新娘的姐姐认识ABC公司的一名律师。认识几个月后,塞格便提交了自己的简历,但她并不知道会得到怎样的结果,或者说是否会有任何结果。7月,她如愿成为赫斯特集团(Hearst)的一名律师。

构建关系网对于塞格来说并不容易。她承认最初自己对于主动与陌生人联系也心存胆怯。她说道:“不过,一旦习惯了这种做法,事情就变得容易很多。”

根据再就业咨询公司Challenger, Gray & Christmas于2009年进行的一项调查,我们发现,塞格的做法完全符合规则,并不属于例外情况:报告将构建关系网列为寻找新工作最有效的途径,重要程度超过了商务社交网站LinkedIn等社交网络和Indeed.com等互联网求职搜索引擎。

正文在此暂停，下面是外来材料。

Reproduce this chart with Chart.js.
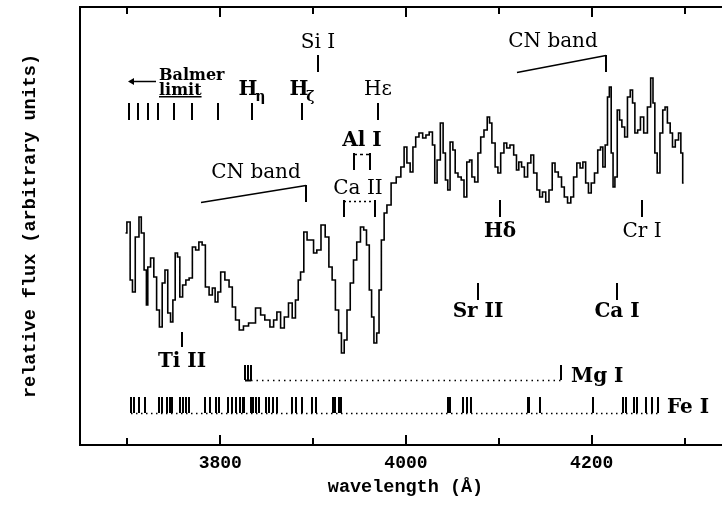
<!DOCTYPE html>
<html>
<head>
<meta charset="utf-8">
<script src="https://cdn.jsdelivr.net/npm/chart.js@4.4.1/dist/chart.umd.min.js"></script>
<style>
html, body { margin: 0; padding: 0; background: #fff; overflow: hidden; }
canvas { display: block; }
</style>
</head>
<body>
<canvas id="spectre" width="731" height="522"></canvas>
<script>
// spectre : longueur d'onde (Angstrom) et flux relatif (unites arbitraires)
const wavelength = [3698, 3701, 3705, 3706, 3711, 3714, 3716, 3720, 3721, 3723, 3727, 3730, 3733, 3736, 3739, 3742, 3745, 3748, 3750, 3753,
  3755, 3758, 3761, 3765, 3768, 3772, 3775, 3779, 3782, 3786, 3790, 3793, 3796, 3799, 3802, 3808, 3811, 3815, 3818, 3823,
  3827, 3834, 3842, 3845, 3851, 3856, 3859, 3863, 3867, 3871, 3876, 3879, 3883, 3885, 3888, 3892, 3895, 3899, 3902, 3906,
  3911, 3915, 3919, 3922, 3926, 3929, 3932, 3935, 3938, 3942, 3945, 3949, 3953, 3956, 3959, 3962, 3964, 3967, 3970, 3972,
  3975, 3978, 3981, 3987, 3992, 3997, 3999, 4003, 4006, 4009, 4012, 4016, 4020, 4023, 4027, 4030, 4032, 4035, 4039, 4041,
  4044, 4046, 4049, 4052, 4054, 4058, 4061, 4064, 4067, 4070, 4072, 4076, 4079, 4082, 4086, 4089, 4091, 4094, 4098, 4100,
  4104, 4107, 4110, 4114, 4118, 4120, 4123, 4126, 4129, 4133, 4136, 4139, 4143, 4145, 4149, 4152, 4156, 4159, 4162, 4166,
  4169, 4172, 4176, 4179, 4182, 4186, 4189, 4192, 4195, 4198, 4201, 4205, 4208, 4211, 4213, 4216, 4218, 4220, 4222, 4224,
  4226, 4229, 4231, 4234, 4237, 4240, 4243, 4245, 4248, 4251, 4254, 4258, 4262, 4265, 4267, 4269, 4272, 4275, 4278, 4280,
  4283, 4286, 4288, 4292, 4295, 4297, 4299];
const flux = [212, 223, 165, 153, 208, 228, 212, 175, 140, 178, 187, 168, 135, 118, 162, 175, 132, 123, 145, 192,
  188, 148, 160, 165, 167, 198, 195, 203, 200, 158, 150, 157, 143, 153, 173, 165, 158, 138, 125, 115,
  119, 122, 137, 130, 125, 118, 125, 133, 117, 128, 142, 127, 145, 165, 173, 213, 205, 205, 192, 195,
  220, 208, 178, 165, 135, 112, 92, 105, 135, 162, 185, 203, 218, 215, 200, 155, 128, 102, 112, 155,
  205, 232, 240, 262, 268, 278, 298, 282, 273, 298, 308, 312, 307, 310, 313, 300, 262, 285, 322, 292,
  265, 255, 303, 295, 272, 268, 265, 248, 283, 285, 268, 263, 292, 308, 315, 328, 322, 302, 278, 272,
  292, 302, 297, 300, 290, 275, 283, 278, 268, 282, 290, 272, 255, 248, 253, 243, 255, 282, 273, 268,
  258, 248, 242, 248, 268, 282, 277, 283, 262, 252, 262, 272, 295, 298, 278, 300, 348, 358, 292, 258,
  268, 335, 325, 318, 308, 348, 355, 342, 312, 315, 328, 312, 338, 367, 342, 292, 272, 312, 335, 338,
  322, 312, 298, 305, 312, 292, 262];

// graduations de l'axe x
const tickWaves = [3700, 3800, 3900, 4000, 4100, 4200, 4300];
const labelWaves = [3800, 4000, 4200];

// identification des raies (longueurs d'onde)
const balmerLines = [3702, 3711, 3722, 3733, 3750, 3770, 3798, 3834, 3888, 3970];
const mgLines = [3827, 3830, 3833, 4167];
const feLines = [3704, 3707, 3712, 3719, 3734, 3737, 3743, 3746, 3748, 3757, 3760, 3763, 3766, 3784, 3789, 3795, 3799,
  3808, 3813, 3817, 3821, 3824, 3826, 3833, 3835, 3838, 3842, 3849, 3852, 3857, 3861, 3877, 3882, 3888, 3899, 3903,
  3921, 3924, 3928, 3930, 4045, 4047, 4061, 4066, 4070, 4131, 4133, 4144, 4201, 4234, 4237, 4246, 4249, 4259, 4265, 4271];
const alLines = [3944, 3961];
const caIILines = [3933, 3967];
const singleNames = ['Si I', 'H\u03b4', 'Cr I', 'Sr II', 'Ca I', 'Ti II'];
const singleWaves = [3905, 4101, 4254, 4078, 4227, 3759];

const serif = '"DejaVu Serif"';

// plugin qui dessine les graduations et les identifications de raies
const identifications = {
  id: 'identifications',
  afterDraw(chart) {
    const ctx = chart.ctx;
    const sx = chart.scales.x, sy = chart.scales.y;
    const area = chart.chartArea;
    const X = w => Math.round(sx.getPixelForValue(w));
    const Y = f => Math.round(sy.getPixelForValue(f));
    ctx.save();
    ctx.strokeStyle = '#000';
    ctx.fillStyle = '#000';
    ctx.lineWidth = 2;

    const trait = (w, f0, f1) => {
      ctx.beginPath(); ctx.moveTo(X(w), Y(f0)); ctx.lineTo(X(w), Y(f1)); ctx.stroke();
    };
    const ligne = (w0, f0, w1, f1, dash, lw) => {
      ctx.save();
      ctx.lineWidth = lw || 1.5;
      ctx.setLineDash(dash || []);
      ctx.beginPath(); ctx.moveTo(X(w0), Y(f0) + 0.5); ctx.lineTo(X(w1), Y(f1) + 0.5); ctx.stroke();
      ctx.restore();
    };
    const texte = (t, w, f, font, align) => {
      ctx.font = font;
      ctx.textAlign = align || 'center';
      ctx.textBaseline = 'alphabetic';
      ctx.fillText(t, X(w), Y(f));
    };
    const hSub = (sub, w, f) => {
      ctx.font = 'bold 20px ' + serif;
      const wH = ctx.measureText('H').width;
      ctx.font = 'bold 14px ' + serif;
      const wS = ctx.measureText(sub).width;
      const x0 = X(w) - (wH + wS) / 2 + 1;
      ctx.textAlign = 'left';
      ctx.font = 'bold 20px ' + serif;
      ctx.fillText('H', x0, Y(f));
      ctx.font = 'bold 14px ' + serif;
      ctx.fillText(sub, x0 + wH - 2, Y(f) + 6);
    };

    // graduations en haut et en bas
    tickWaves.forEach(w => {
      const len = labelWaves.includes(w) ? 10 : 7;
      const x = X(w);
      ctx.beginPath();
      ctx.moveTo(x, area.bottom); ctx.lineTo(x, area.bottom - len);
      ctx.moveTo(x, area.top); ctx.lineTo(x, area.top + len);
      ctx.stroke();
    });

    // serie de Balmer
    balmerLines.forEach(w => trait(w, 325, 342));
    hSub('\u03b7', 3834, 350);
    hSub('\u03b6', 3888, 350);
    texte('H\u03b5', 3970, 350, '20px ' + serif);
    texte('Balmer', 3734, 365, 'bold 16px ' + serif, 'left');
    texte('limit', 3734, 350, 'bold 16px ' + serif, 'left');
    ctx.font = 'bold 16px ' + serif;
    const wl = ctx.measureText('limit').width;
    ctx.fillRect(X(3734), Y(350) + 1, wl, 1.5);
    ligne(3705, 364, 3731, 364, [], 1.5);
    ctx.beginPath();
    ctx.moveTo(X(3701), Y(364) + 0.5);
    ctx.lineTo(X(3707), Y(364) - 3);
    ctx.lineTo(X(3707), Y(364) + 4);
    ctx.closePath(); ctx.fill();

    // raies isolees
    const labelLevel = [397, 208, 208, 128, 128, 78];
    const tickLow = [373, 228, 228, 145, 145, 98];
    const tickHigh = [390, 245, 245, 162, 162, 113];
    const bold = [false, true, false, true, true, true];
    singleNames.forEach((n, i) => {
      trait(singleWaves[i], tickLow[i], tickHigh[i]);
      texte(n, singleWaves[i], labelLevel[i], (bold[i] ? 'bold ' : '') + '20px ' + serif);
    });

    // Al I et Ca II
    alLines.forEach(w => trait(w, 275, 292));
    ligne(alLines[0], 291.5, alLines[1], 291.5, [3, 3]);
    texte('Al I', (alLines[0] + alLines[1]) / 2, 299, 'bold 20px ' + serif);
    caIILines.forEach(w => trait(w, 228, 245));
    ligne(caIILines[0], 244.5, caIILines[1], 244.5, [2, 3]);
    texte('Ca II', (caIILines[0] + caIILines[1]) / 2 - 2, 251, '20px ' + serif);

    // bandes CN
    texte('CN band', 3838, 267, '20px ' + serif);
    ligne(3779, 243, 3892, 260);
    trait(3892, 243, 260);
    texte('CN band', 4158, 398, '20px ' + serif);
    ligne(4120, 373, 4215, 390);
    trait(4215, 373, 390);

    // Mg I
    mgLines.forEach(w => trait(w, 65, 80));
    ligne(mgLines[0], 65, mgLines[2], 65, [], 2);
    ligne(mgLines[2], 65, mgLines[3], 65, [1.5, 4]);
    texte('Mg I', 4178, 63, 'bold 20px ' + serif, 'left');

    // Fe I
    feLines.forEach(w => trait(w, 32, 48));
    ligne(feLines[0], 32, feLines[feLines.length - 1], 32, [1.5, 3.5]);
    texte('Fe I', 4281, 32, 'bold 20px ' + serif, 'left');

    ctx.restore();
  }
};

const mono = { family: '"Liberation Mono"', size: 18.5, weight: 'bold' };

new Chart(document.getElementById('spectre'), {
  type: 'line',
  data: {
    datasets: [{
      data: wavelength.map((w, i) => ({ x: w, y: flux[i] })),
      xAxisID: 'x',
      yAxisID: 'y',
      borderColor: '#000',
      borderWidth: 1.6,
      pointRadius: 0,
      stepped: 'middle',
      fill: false
    }]
  },
  options: {
    responsive: false,
    animation: false,
    layout: { padding: 0 },
    plugins: { legend: { display: false }, tooltip: { enabled: false } },
    scales: {
      x: {
        type: 'linear', position: 'bottom', min: 3649, max: 4350,
        afterBuildTicks: s => { s.ticks = labelWaves.map(v => ({ value: v })); },
        afterFit: s => { s.height = 77; },
        grid: { display: false, drawTicks: false },
        border: { display: true, color: '#000', width: 2 },
        ticks: {
          color: '#000', font: { family: '"Liberation Mono"', size: 18, weight: 'bold' },
          padding: 8, maxRotation: 0, autoSkip: false,
          callback: v => String(v)
        },
        title: { display: true, text: 'wavelength (\u00c5)', color: '#000', font: mono, padding: { top: 0, bottom: 24 } }
      },
      xTop: {
        axis: 'x', type: 'linear', position: 'top', min: 3649, max: 4350,
        afterFit: s => { s.height = 7; },
        grid: { display: false, drawTicks: false },
        border: { display: true, color: '#000', width: 2 },
        ticks: { display: false }
      },
      y: {
        type: 'linear', position: 'left', min: 0, max: 438,
        afterFit: s => { s.width = 80; },
        grid: { display: false, drawTicks: false },
        border: { display: true, color: '#000', width: 2 },
        ticks: { display: false },
        title: { display: true, text: 'relative flux (arbitrary units)', color: '#000', font: mono, padding: { top: 19, bottom: 0 } }
      }
    }
  },
  plugins: [identifications]
});
</script>
</body>
</html>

伯纳德学院(Barnard College)的职业顾问克里斯汀西恩称,她会告诉前来咨询的学生,他们必须将80%的求职时间用于建立关系网,编写简历的时间只要有20%就足够了。然而,对于那些发送了大量联络邮件、打了许多电话,最后却无功而返的求职者来说,问题不再是为何要建立关系网,而是如何有效地建立关系网。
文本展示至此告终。